Now, when the object is to be retrieved using the get() method, the Hash Code is again calculated by java and java reaches that particular location to fetch the object.

Just like the above case, if you provide 'Object2' to the contains() method of HashSet. Java will calculate the HashCode of 'Object2' and fetch the object from the 3rd location.


i.e. hashSet.contains(Object2)

But if you ask java to retrieve 'Object3', the contains() method will calculate the Hash Code using hashCode() method and reach the 6th location.


i.e. hashSet.contains(Object3)

But there are two objects in 6th location.

In this case java uses the equals() method to check each and every objects until it finds 'Object3'.

Now, the point to note is, there is a method hashCode() in java.lang.Object, which takes care of generating the hash code for objects until there is a situation where we have to calculate the hash code all by ourselves.


But why do we have to calculate the Hash Code ?

Note :Java calculates hashCode() based on the object reference. i.e. Based on the memory location of the object.

And just remember there is no get() method for HashSet. Because it makes no sense in case of HashSet.

So, lets take the Human example to understand the following:

We know there is a Human object with 'age' and 'name' as attributes.


class Human{

int age;
String name;

-- getters, setters and constructors ---

}

Now, lets create Human objects and add it to the HashSet.


public class TestCollection{
  public static void main(String[] arg){

  Human human1 = new Human(21,"Sham");
  Human human2 = new Human(42,"Paul");
  Human human3 = new Human(18,"John");

  // We will be adding these Human objects to the HashSet.
  Set hashSet = new HashSet(); // Declare an HashSet.
  hashSet.add(human1); // Add the Human objects to the HashSet.
  hashSet.add(human2);
  hashSet.add(human3);

  // Below code creates a new object which has the details of 'Paul'.
  Human human4 = new Human(42,"Paul");
  hashSet.add(human4);
  }
}

So, what we have done in the above example is:

1) Created three Human objects


Human human1 = new Human(21,"Sham");
Human human2 = new Human(42,"Paul");
Human human3 = new Human(18,"John");

2) Declare a HashSet and add the Human objects to the HashSet.


Set hashSet = new HashSet();
hashSet.add(human1);

3) We are creating a new object 'human4' for holding the details of 'Paul'.


Human human4 = new Human(42,"Paul");

4) We have added the object 'human4' to the hashSet.


hashSet.add(human4);

But 'human4' contains the details of 'Paul' whose age is '42'. And if we see closely 'Paul' is already in the hashSet, since we have already added 'human2' object.So, the duplicate entry is getting inserted in the HashSet.

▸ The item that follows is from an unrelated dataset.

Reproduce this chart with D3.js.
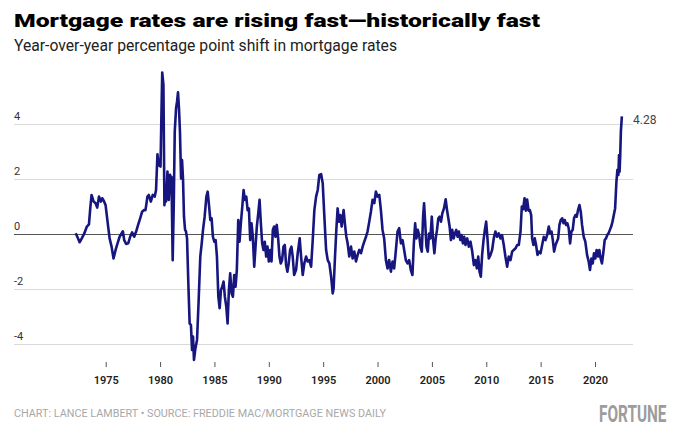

But why?

Let's understand the cause:


How does a Set prevents duplicate entries while insertion?

Set has a contains() method, which again takes the help of equals() method to check for duplicates.

And if you remember equals() compares the objects by reference. i.e. By its memory location.

Now, when we are trying to insert an object('human4' in the above case), java takes the help of equals() method to check by the memory location of the object.

In simple words the equals() method does not check what is stored inside the Object. It only checks if two objects belongs to the same memory location.


How to solve this problem?

The Solution is, we have to override hashCode() and equals() method in our class.

Let us redefine the hashCode() and equals() in the Human class.


class Human{

  int age;
  String name;

  -- getters, setters and constructors ---

  @Override
  public boolean equals(Object object) {

    Human human = (Human) object;

    if(human.getAge() == age && human.getName().equals(name))
     return true;
    else
     return false;
   }

  @Override
  public int hashCode() {
    int value;
    value = age + name.hashCode();

    return value;
  }

}

We have redefined the equals() method where we have mentioned that the objects should be compared based on value and not on memory location.

Also we have overridden the hashCode() method and put a custom logic. So that the hash code is calculated not based on the memory location(Since the default implementation of hashCode() calculates the hash code based on the memory location).